Recorded data |
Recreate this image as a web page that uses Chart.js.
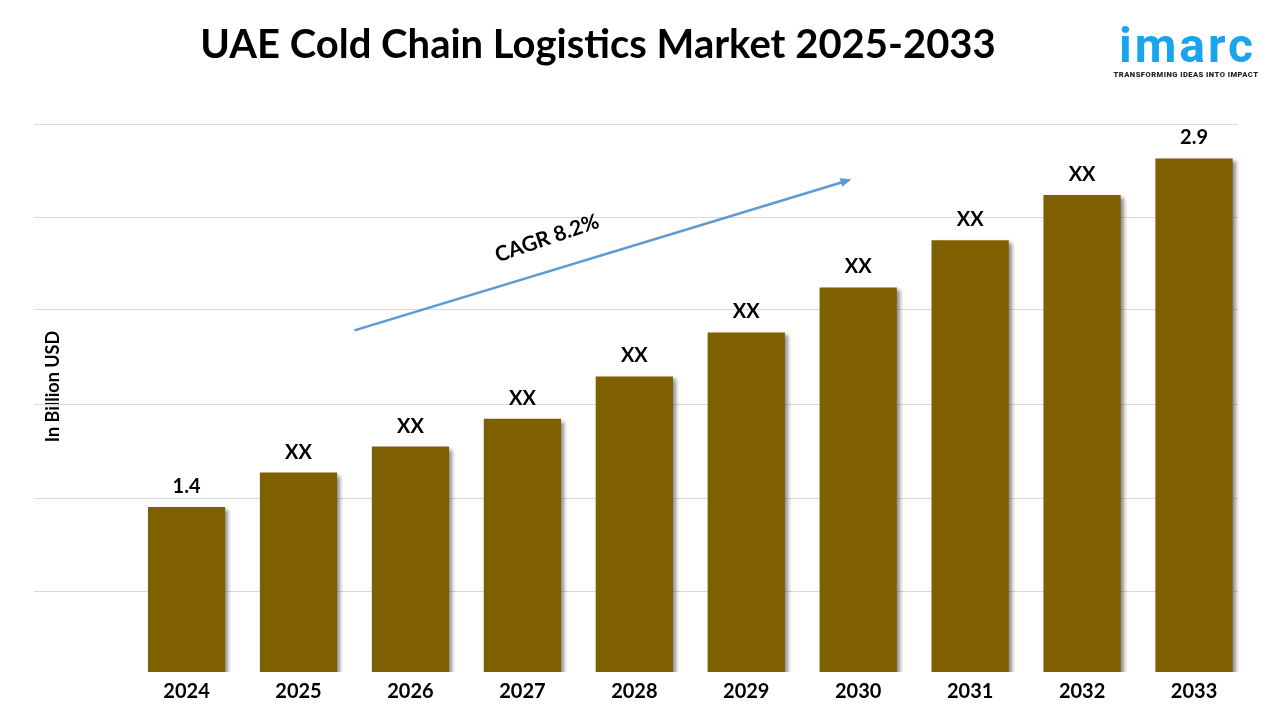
<!DOCTYPE html>
<html lang="en">
<head>
    <meta charset="UTF-8">
    <title>UAE Cold Chain Logistics Market 2025-2033</title>
    <style>
        body {
            margin: 0;
            background: #fff;
            font-family: Lato, "Open Sans", sans-serif;
        }
        #wrap {
            position: relative;
            width: 1280px;
            height: 720px;
        }
        #title {
            position: absolute;
            left: 0;
            top: 20px;
            width: 1196px;
            text-align: center;
            font-weight: bold;
            font-size: 40px;
            line-height: 46px;
            color: #000;
        }
        #logo {
            position: absolute;
            left: 1106px;
            top: 20px;
            width: 160px;
            text-align: center;
        }
        #logo .name {
            font-family: Roboto, sans-serif;
            font-weight: 700;
            font-size: 48px;
            line-height: 52px;
            color: #1ba3ee;
            letter-spacing: 3px;
            padding-left: 3px;
        }
        #logo .tag {
            font-family: Roboto, sans-serif;
            font-weight: 900;
            font-size: 7.6px;
            line-height: 9px;
            color: #222;
            letter-spacing: 0.45px;
            margin-top: -2px;
        }
    </style>
    <script src="https://cdn.jsdelivr.net/npm/chart.js@4.4.0/dist/chart.umd.min.js"></script>
</head>
<body>
<div id="wrap">
    <canvas id="market-chart" width="1280" height="720"></canvas>
    <div id="title">UAE Cold Chain Logistics Market 2025-2033</div>
    <div id="logo">
        <div class="name">imarc</div>
        <div class="tag">TRANSFORMING IDEAS INTO IMPACT</div>
    </div>
</div>
<script>
    const years = ['2024', '2025', '2026', '2027', '2028', '2029', '2030', '2031', '2032', '2033'];
    const marketSize = [1.4, 1.548, 1.66, 1.78, 1.962, 2.151, 2.345, 2.548, 2.742, 2.9];
    const barLabels = ['1.4', 'XX', 'XX', 'XX', 'XX', 'XX', 'XX', 'XX', 'XX', '2.9'];
    const gridValues = [1.04, 1.44, 1.845, 2.25, 2.65, 3.05];

    const yMin = 0.69, yMax = 3.147;
    const cagrText = 'CAGR 8.2%';
    // arrow runs in data space: category index / value
    const arrowFrom = {x: 1.5, y: 2.16};
    const arrowTo = {x: 5.94, y: 2.81};
    const cagrAt = {x: 3.22, y: 2.556};

    const BAR_COLOR = '#7f6000';
    const ARROW_COLOR = '#5b9bd5';
    const FONT = 'Lato, "Open Sans", sans-serif';

    // gridlines reach further left than the plot area, like the original
    const gridPlugin = {
        id: 'wideGrid',
        beforeDatasetsDraw(chart) {
            const {ctx, scales: {y}} = chart;
            ctx.save();
            ctx.strokeStyle = '#d9d9d9';
            ctx.lineWidth = 1;
            gridValues.forEach(v => {
                const py = Math.round(y.getPixelForValue(v)) + 0.5;
                ctx.beginPath();
                ctx.moveTo(34, py);
                ctx.lineTo(1238, py);
                ctx.stroke();
            });
            ctx.restore();
            // soft shadow behind bars
            ctx.save();
            ctx.shadowColor = 'rgba(0,0,0,0.45)';
            ctx.shadowBlur = 4;
            ctx.shadowOffsetX = 3;
            ctx.shadowOffsetY = 3;
        },
        afterDatasetsDraw(chart) {
            const {ctx, scales: {x, y}} = chart;
            ctx.restore();

            // value labels over bars
            ctx.save();
            ctx.fillStyle = '#000';
            ctx.font = 'bold 20px ' + FONT;
            ctx.textAlign = 'center';
            ctx.textBaseline = 'alphabetic';
            chart.getDatasetMeta(0).data.forEach((bar, i) => {
                ctx.fillText(barLabels[i], bar.x, bar.y - 14);
            });
            ctx.restore();

            // CAGR arrow
            const x1 = x.getPixelForValue(arrowFrom.x), y1 = y.getPixelForValue(arrowFrom.y);
            const x2 = x.getPixelForValue(arrowTo.x), y2 = y.getPixelForValue(arrowTo.y);
            const ang = Math.atan2(y2 - y1, x2 - x1);
            ctx.save();
            ctx.strokeStyle = ARROW_COLOR;
            ctx.fillStyle = ARROW_COLOR;
            ctx.lineWidth = 2.6;
            ctx.beginPath();
            ctx.moveTo(x1, y1);
            ctx.lineTo(x2 - 8 * Math.cos(ang), y2 - 8 * Math.sin(ang));
            ctx.stroke();
            ctx.translate(x2, y2);
            ctx.rotate(ang);
            ctx.beginPath();
            ctx.moveTo(0, 0);
            ctx.lineTo(-11, -4.5);
            ctx.lineTo(-11, 4.5);
            ctx.closePath();
            ctx.fill();
            ctx.restore();

            ctx.save();
            ctx.translate(x.getPixelForValue(cagrAt.x), y.getPixelForValue(cagrAt.y));
            ctx.rotate(-19 * Math.PI / 180);
            ctx.fillStyle = '#000';
            ctx.font = 'bold 21px ' + FONT;
            ctx.textAlign = 'center';
            ctx.textBaseline = 'middle';
            ctx.fillText(cagrText, 0, 0);
            ctx.restore();
        }
    };

    new Chart(document.getElementById('market-chart').getContext('2d'), {
        type: 'bar',
        data: {
            labels: years,
            datasets: [{
                label: 'UAE Cold Chain Logistics Market',
                data: marketSize,
                backgroundColor: BAR_COLOR,
                borderWidth: 0,
                barPercentage: 0.69,
                categoryPercentage: 1.0
            }]
        },
        options: {
            responsive: false,
            animation: false,
            layout: {
                padding: {left: 0, right: 30, top: 101, bottom: 8}
            },
            plugins: {
                legend: {display: false},
                tooltip: {enabled: false}
            },
            scales: {
                x: {
                    grid: {display: false, drawTicks: false},
                    border: {display: false},
                    ticks: {
                        color: '#000',
                        padding: 8,
                        font: {family: FONT, size: 20, weight: 'bold'}
                    }
                },
                y: {
                    min: yMin,
                    max: yMax,
                    grid: {display: false, drawTicks: false},
                    border: {display: false},
                    ticks: {display: false},
                    title: {
                        display: true,
                        text: 'In Billion USD',
                        color: '#000',
                        font: {family: FONT, size: 18, weight: 'bold', lineHeight: 1.2},
                        padding: {top: 42, bottom: 67}
                    }
                }
            }
        },
        plugins: [gridPlugin]
    });
</script>
</body>
</html>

Your goal | Each line of the data is to be duplicated exactly; pictures stay out of the copy.

Task result |
Recreate this image as a web page that uses Chart.js.
<!DOCTYPE html>
<html lang="en">
<head>
    <meta charset="UTF-8">
    <title>UAE Cold Chain Logistics Market 2025-2033</title>
    <style>
        body {
            margin: 0;
            background: #fff;
            font-family: Lato, "Open Sans", sans-serif;
        }
        #wrap {
            position: relative;
            width: 1280px;
            height: 720px;
        }
        #title {
            position: absolute;
            left: 0;
            top: 20px;
            width: 1196px;
            text-align: center;
            font-weight: bold;
            font-size: 40px;
            line-height: 46px;
            color: #000;
        }
        #logo {
            position: absolute;
            left: 1106px;
            top: 20px;
            width: 160px;
            text-align: center;
        }
        #logo .name {
            font-family: Roboto, sans-serif;
            font-weight: 700;
            font-size: 48px;
            line-height: 52px;
            color: #1ba3ee;
            letter-spacing: 3px;
            padding-left: 3px;
        }
        #logo .tag {
            font-family: Roboto, sans-serif;
            font-weight: 900;
            font-size: 7.6px;
            line-height: 9px;
            color: #222;
            letter-spacing: 0.45px;
            margin-top: -2px;
        }
    </style>
    <script src="https://cdn.jsdelivr.net/npm/chart.js@4.4.0/dist/chart.umd.min.js"></script>
</head>
<body>
<div id="wrap">
    <canvas id="market-chart" width="1280" height="720"></canvas>
    <div id="title">UAE Cold Chain Logistics Market 2025-2033</div>
    <div id="logo">
        <div class="name">imarc</div>
        <div class="tag">TRANSFORMING IDEAS INTO IMPACT</div>
    </div>
</div>
<script>
    const years = ['2024', '2025', '2026', '2027', '2028', '2029', '2030', '2031', '2032', '2033'];
    const marketSize = [1.4, 1.548, 1.66, 1.78, 1.962, 2.151, 2.345, 2.548, 2.742, 2.9];
    const barLabels = ['1.4', 'XX', 'XX', 'XX', 'XX', 'XX', 'XX', 'XX', 'XX', '2.9'];
    const gridValues = [1.04, 1.44, 1.845, 2.25, 2.65, 3.05];

    const yMin = 0.69, yMax = 3.147;
    const cagrText = 'CAGR 8.2%';
    // arrow runs in data space: category index / value
    const arrowFrom = {x: 1.5, y: 2.16};
    const arrowTo = {x: 5.94, y: 2.81};
    const cagrAt = {x: 3.22, y: 2.556};

    const BAR_COLOR = '#7f6000';
    const ARROW_COLOR = '#5b9bd5';
    const FONT = 'Lato, "Open Sans", sans-serif';

    // gridlines reach further left than the plot area, like the original
    const gridPlugin = {
        id: 'wideGrid',
        beforeDatasetsDraw(chart) {
            const {ctx, scales: {y}} = chart;
            ctx.save();
            ctx.strokeStyle = '#d9d9d9';
            ctx.lineWidth = 1;
            gridValues.forEach(v => {
                const py = Math.round(y.getPixelForValue(v)) + 0.5;
                ctx.beginPath();
                ctx.moveTo(34, py);
                ctx.lineTo(1238, py);
                ctx.stroke();
            });
            ctx.restore();
            // soft shadow behind bars
            ctx.save();
            ctx.shadowColor = 'rgba(0,0,0,0.45)';
            ctx.shadowBlur = 4;
            ctx.shadowOffsetX = 3;
            ctx.shadowOffsetY = 3;
        },
        afterDatasetsDraw(chart) {
            const {ctx, scales: {x, y}} = chart;
            ctx.restore();

            // value labels over bars
            ctx.save();
            ctx.fillStyle = '#000';
            ctx.font = 'bold 20px ' + FONT;
            ctx.textAlign = 'center';
            ctx.textBaseline = 'alphabetic';
            chart.getDatasetMeta(0).data.forEach((bar, i) => {
                ctx.fillText(barLabels[i], bar.x, bar.y - 14);
            });
            ctx.restore();

            // CAGR arrow
            const x1 = x.getPixelForValue(arrowFrom.x), y1 = y.getPixelForValue(arrowFrom.y);
            const x2 = x.getPixelForValue(arrowTo.x), y2 = y.getPixelForValue(arrowTo.y);
            const ang = Math.atan2(y2 - y1, x2 - x1);
            ctx.save();
            ctx.strokeStyle = ARROW_COLOR;
            ctx.fillStyle = ARROW_COLOR;
            ctx.lineWidth = 2.6;
            ctx.beginPath();
            ctx.moveTo(x1, y1);
            ctx.lineTo(x2 - 8 * Math.cos(ang), y2 - 8 * Math.sin(ang));
            ctx.stroke();
            ctx.translate(x2, y2);
            ctx.rotate(ang);
            ctx.beginPath();
            ctx.moveTo(0, 0);
            ctx.lineTo(-11, -4.5);
            ctx.lineTo(-11, 4.5);
            ctx.closePath();
            ctx.fill();
            ctx.restore();

            ctx.save();
            ctx.translate(x.getPixelForValue(cagrAt.x), y.getPixelForValue(cagrAt.y));
            ctx.rotate(-19 * Math.PI / 180);
            ctx.fillStyle = '#000';
            ctx.font = 'bold 21px ' + FONT;
            ctx.textAlign = 'center';
            ctx.textBaseline = 'middle';
            ctx.fillText(cagrText, 0, 0);
            ctx.restore();
        }
    };

    new Chart(document.getElementById('market-chart').getContext('2d'), {
        type: 'bar',
        data: {
            labels: years,
            datasets: [{
                label: 'UAE Cold Chain Logistics Market',
                data: marketSize,
                backgroundColor: BAR_COLOR,
                borderWidth: 0,
                barPercentage: 0.69,
                categoryPercentage: 1.0
            }]
        },
        options: {
            responsive: false,
            animation: false,
            layout: {
                padding: {left: 0, right: 30, top: 101, bottom: 8}
            },
            plugins: {
                legend: {display: false},
                tooltip: {enabled: false}
            },
            scales: {
                x: {
                    grid: {display: false, drawTicks: false},
                    border: {display: false},
                    ticks: {
                        color: '#000',
                        padding: 8,
                        font: {family: FONT, size: 20, weight: 'bold'}
                    }
                },
                y: {
                    min: yMin,
                    max: yMax,
                    grid: {display: false, drawTicks: false},
                    border: {display: false},
                    ticks: {display: false},
                    title: {
                        display: true,
                        text: 'In Billion USD',
                        color: '#000',
                        font: {family: FONT, size: 18, weight: 'bold', lineHeight: 1.2},
                        padding: {top: 42, bottom: 67}
                    }
                }
            }
        },
        plugins: [gridPlugin]
    });
</script>
</body>
</html>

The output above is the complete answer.